**Task directions:** Give again only the lines running from the one with "Write a Python" through the one with "plt.rcParams['font.size'] = 11.3", inclusive. Omit every picture.

**Task inputs:**
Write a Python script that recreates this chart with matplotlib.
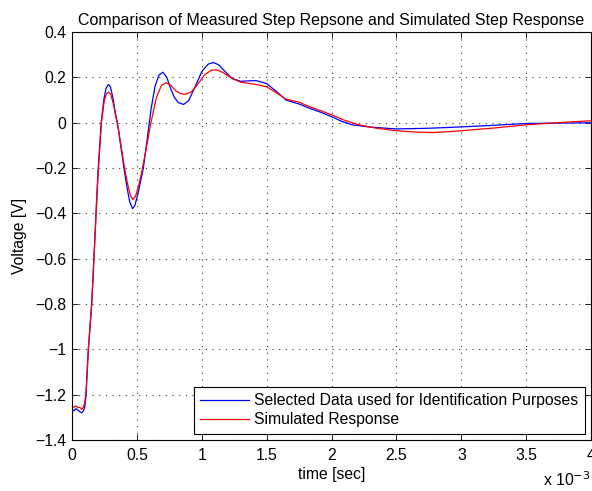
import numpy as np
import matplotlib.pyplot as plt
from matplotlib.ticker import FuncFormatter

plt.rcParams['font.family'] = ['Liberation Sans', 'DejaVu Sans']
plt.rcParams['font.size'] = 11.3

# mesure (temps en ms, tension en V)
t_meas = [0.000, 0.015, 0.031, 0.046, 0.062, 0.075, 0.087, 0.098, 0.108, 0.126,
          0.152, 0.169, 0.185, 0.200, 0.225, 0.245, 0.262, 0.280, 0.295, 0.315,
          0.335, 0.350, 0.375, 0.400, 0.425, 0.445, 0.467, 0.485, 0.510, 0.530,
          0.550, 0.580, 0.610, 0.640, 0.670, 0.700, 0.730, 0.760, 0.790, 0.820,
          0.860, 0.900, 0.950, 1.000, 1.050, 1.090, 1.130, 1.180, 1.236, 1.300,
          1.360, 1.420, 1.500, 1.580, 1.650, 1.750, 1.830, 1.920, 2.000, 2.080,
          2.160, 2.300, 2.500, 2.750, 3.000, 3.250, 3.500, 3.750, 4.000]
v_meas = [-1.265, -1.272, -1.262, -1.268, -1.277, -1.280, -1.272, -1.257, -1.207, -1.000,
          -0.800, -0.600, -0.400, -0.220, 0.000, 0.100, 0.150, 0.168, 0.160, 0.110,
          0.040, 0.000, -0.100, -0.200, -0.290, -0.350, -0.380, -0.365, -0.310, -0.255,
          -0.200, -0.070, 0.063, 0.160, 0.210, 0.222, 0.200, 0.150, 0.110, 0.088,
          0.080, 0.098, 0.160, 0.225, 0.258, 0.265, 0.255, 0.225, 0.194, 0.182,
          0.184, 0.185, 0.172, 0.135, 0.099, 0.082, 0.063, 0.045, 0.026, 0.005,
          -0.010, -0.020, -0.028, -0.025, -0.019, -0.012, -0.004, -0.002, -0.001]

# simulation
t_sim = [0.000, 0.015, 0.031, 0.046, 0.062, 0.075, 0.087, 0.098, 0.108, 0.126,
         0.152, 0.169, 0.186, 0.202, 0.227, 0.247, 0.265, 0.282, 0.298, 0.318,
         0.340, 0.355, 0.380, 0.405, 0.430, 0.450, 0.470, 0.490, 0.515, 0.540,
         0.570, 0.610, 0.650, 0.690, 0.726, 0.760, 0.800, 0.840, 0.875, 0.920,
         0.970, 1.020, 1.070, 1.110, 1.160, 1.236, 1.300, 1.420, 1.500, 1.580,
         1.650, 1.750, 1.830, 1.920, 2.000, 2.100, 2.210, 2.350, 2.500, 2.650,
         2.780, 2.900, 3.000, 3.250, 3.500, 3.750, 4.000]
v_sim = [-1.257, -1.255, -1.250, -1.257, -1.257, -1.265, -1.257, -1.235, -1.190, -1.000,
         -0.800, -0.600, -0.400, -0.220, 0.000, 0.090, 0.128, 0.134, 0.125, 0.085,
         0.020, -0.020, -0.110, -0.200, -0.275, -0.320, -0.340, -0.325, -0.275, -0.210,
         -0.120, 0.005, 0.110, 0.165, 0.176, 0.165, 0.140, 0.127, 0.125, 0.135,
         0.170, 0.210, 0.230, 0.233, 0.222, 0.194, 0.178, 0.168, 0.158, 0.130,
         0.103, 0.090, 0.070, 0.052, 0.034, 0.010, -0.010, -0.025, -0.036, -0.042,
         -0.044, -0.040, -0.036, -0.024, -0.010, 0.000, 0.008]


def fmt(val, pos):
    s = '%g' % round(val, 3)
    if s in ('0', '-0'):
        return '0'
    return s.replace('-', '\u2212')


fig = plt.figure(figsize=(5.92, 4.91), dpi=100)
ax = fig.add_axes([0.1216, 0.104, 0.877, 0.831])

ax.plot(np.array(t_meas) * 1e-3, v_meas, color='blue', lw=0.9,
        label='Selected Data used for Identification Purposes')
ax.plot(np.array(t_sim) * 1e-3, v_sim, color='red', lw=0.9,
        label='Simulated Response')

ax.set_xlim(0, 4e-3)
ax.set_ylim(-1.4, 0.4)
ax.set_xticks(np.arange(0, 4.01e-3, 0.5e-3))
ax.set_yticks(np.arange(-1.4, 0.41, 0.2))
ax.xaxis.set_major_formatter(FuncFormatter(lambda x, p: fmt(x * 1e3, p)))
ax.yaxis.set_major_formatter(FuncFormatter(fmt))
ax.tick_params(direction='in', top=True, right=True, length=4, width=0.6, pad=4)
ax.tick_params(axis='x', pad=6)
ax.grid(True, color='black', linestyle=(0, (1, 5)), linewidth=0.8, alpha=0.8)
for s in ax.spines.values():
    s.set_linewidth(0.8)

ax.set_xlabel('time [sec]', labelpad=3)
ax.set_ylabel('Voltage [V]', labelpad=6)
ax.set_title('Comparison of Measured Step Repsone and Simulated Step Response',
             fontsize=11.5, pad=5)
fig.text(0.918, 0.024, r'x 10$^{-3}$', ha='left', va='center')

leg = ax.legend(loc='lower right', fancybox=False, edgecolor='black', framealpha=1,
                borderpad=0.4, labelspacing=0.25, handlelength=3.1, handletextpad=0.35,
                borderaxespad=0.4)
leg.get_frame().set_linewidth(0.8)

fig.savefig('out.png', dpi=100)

--

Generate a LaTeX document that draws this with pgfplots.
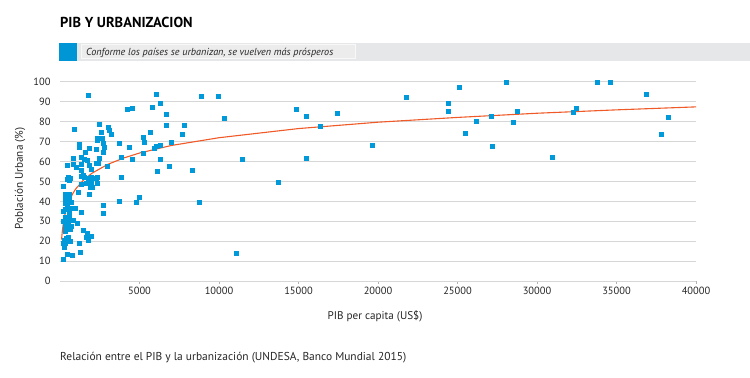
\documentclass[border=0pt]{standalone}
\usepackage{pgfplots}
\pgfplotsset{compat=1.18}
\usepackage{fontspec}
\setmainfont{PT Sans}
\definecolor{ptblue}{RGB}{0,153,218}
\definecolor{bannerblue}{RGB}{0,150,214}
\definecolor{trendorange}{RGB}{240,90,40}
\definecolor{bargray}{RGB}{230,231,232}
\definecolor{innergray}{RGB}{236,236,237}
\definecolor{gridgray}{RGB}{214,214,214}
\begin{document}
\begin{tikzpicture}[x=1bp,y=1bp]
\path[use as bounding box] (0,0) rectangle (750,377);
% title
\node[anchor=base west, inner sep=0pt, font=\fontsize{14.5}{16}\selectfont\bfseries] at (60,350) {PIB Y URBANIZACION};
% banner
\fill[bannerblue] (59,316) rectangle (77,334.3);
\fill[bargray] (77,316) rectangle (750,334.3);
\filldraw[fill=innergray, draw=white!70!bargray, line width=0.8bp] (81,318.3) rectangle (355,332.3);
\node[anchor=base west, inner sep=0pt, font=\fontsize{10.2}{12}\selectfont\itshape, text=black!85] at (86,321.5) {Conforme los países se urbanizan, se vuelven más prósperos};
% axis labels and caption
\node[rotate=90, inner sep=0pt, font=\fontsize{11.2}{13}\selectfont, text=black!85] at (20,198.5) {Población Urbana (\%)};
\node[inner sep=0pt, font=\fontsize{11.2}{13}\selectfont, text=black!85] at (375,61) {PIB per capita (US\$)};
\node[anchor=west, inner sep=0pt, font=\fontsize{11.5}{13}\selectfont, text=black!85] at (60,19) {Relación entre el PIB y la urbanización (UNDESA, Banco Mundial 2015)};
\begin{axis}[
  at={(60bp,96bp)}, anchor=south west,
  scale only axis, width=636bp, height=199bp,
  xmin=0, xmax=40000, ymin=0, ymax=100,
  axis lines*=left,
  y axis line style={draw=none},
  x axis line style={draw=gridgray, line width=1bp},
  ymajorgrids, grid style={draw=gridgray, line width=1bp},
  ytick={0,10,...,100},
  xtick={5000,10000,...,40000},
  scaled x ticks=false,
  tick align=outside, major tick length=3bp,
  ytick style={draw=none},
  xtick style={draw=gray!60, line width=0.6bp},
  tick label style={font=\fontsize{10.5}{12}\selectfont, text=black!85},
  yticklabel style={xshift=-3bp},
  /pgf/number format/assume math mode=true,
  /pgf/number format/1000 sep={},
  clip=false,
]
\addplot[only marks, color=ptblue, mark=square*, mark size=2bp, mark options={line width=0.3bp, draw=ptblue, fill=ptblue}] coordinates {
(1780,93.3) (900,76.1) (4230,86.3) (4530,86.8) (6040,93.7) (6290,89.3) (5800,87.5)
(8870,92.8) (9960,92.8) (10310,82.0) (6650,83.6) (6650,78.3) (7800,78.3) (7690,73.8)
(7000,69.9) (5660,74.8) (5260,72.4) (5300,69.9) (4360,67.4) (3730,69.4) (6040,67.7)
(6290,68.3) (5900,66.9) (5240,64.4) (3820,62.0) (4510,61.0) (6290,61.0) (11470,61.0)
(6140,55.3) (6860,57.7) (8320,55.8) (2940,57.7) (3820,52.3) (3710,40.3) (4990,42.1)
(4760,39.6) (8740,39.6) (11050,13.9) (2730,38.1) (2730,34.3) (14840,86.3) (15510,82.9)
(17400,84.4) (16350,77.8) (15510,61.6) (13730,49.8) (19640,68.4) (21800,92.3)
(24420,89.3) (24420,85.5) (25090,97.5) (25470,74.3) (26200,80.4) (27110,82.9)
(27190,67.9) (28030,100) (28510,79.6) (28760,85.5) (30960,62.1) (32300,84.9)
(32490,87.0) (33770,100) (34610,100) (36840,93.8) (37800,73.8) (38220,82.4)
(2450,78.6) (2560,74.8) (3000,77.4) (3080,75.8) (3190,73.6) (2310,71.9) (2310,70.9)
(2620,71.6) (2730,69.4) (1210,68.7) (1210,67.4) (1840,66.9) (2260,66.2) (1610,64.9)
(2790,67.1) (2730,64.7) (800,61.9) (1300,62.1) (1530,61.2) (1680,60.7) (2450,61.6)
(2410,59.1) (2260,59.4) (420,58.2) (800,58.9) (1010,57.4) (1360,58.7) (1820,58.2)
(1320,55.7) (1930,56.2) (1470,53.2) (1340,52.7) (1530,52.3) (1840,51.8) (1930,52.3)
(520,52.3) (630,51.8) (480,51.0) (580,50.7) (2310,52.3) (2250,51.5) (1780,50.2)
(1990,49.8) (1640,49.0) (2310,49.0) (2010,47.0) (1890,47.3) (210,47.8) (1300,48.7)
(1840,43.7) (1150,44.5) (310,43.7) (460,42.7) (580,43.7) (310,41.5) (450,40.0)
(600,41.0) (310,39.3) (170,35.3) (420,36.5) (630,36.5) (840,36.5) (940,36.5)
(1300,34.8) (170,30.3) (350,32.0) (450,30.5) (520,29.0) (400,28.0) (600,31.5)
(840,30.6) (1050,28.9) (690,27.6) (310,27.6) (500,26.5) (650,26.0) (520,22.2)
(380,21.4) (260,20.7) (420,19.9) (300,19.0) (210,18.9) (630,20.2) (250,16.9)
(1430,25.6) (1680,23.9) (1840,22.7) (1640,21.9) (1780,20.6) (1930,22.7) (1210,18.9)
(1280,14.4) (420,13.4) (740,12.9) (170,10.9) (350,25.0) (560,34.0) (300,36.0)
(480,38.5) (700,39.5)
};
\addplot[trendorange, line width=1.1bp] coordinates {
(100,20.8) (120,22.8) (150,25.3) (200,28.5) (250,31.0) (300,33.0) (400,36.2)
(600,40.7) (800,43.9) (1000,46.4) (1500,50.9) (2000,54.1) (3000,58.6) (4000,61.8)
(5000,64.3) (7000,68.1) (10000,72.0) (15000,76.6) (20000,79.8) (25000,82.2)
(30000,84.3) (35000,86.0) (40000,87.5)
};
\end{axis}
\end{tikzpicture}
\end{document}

==

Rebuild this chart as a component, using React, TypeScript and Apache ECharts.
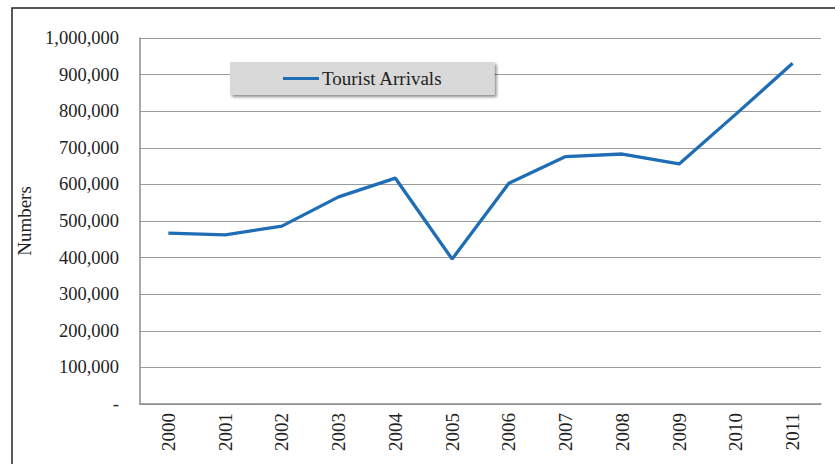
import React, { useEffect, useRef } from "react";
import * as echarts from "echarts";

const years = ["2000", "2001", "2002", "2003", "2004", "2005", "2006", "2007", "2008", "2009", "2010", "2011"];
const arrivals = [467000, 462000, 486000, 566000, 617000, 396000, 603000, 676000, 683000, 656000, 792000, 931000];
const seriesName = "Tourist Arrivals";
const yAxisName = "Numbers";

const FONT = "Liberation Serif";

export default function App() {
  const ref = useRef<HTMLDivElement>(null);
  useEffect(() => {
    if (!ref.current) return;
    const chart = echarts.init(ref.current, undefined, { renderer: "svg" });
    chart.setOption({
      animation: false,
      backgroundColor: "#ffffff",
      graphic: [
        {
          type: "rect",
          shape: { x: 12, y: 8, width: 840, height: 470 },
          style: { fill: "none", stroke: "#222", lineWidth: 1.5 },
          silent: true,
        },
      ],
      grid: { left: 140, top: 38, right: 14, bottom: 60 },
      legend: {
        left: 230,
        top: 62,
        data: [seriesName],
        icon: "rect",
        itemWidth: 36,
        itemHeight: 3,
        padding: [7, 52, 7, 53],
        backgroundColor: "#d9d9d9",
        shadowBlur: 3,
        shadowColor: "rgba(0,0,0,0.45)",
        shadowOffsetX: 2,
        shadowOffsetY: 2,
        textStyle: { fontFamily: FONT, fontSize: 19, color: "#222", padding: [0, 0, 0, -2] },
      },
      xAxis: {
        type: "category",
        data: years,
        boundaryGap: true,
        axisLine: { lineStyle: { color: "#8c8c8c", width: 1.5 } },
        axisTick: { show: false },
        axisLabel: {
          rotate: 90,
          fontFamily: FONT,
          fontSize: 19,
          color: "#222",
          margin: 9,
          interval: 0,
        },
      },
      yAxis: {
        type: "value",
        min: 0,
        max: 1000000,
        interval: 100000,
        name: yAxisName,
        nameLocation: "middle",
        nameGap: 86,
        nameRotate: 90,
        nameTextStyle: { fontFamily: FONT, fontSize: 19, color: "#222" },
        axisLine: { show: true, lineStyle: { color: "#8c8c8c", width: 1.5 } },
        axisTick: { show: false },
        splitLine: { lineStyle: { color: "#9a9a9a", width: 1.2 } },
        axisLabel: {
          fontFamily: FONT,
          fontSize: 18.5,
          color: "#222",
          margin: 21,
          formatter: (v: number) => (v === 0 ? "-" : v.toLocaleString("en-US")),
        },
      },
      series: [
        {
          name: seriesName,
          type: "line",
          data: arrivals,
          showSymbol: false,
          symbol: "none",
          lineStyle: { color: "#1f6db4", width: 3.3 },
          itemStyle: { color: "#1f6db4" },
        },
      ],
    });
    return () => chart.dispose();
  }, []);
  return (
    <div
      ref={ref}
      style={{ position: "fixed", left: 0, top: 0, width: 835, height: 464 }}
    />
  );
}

**Solution:**
Write a Python script that recreates this chart with matplotlib.
import numpy as np
import matplotlib.pyplot as plt
from matplotlib.ticker import FuncFormatter

plt.rcParams['font.family'] = ['Liberation Sans', 'DejaVu Sans']
plt.rcParams['font.size'] = 11.3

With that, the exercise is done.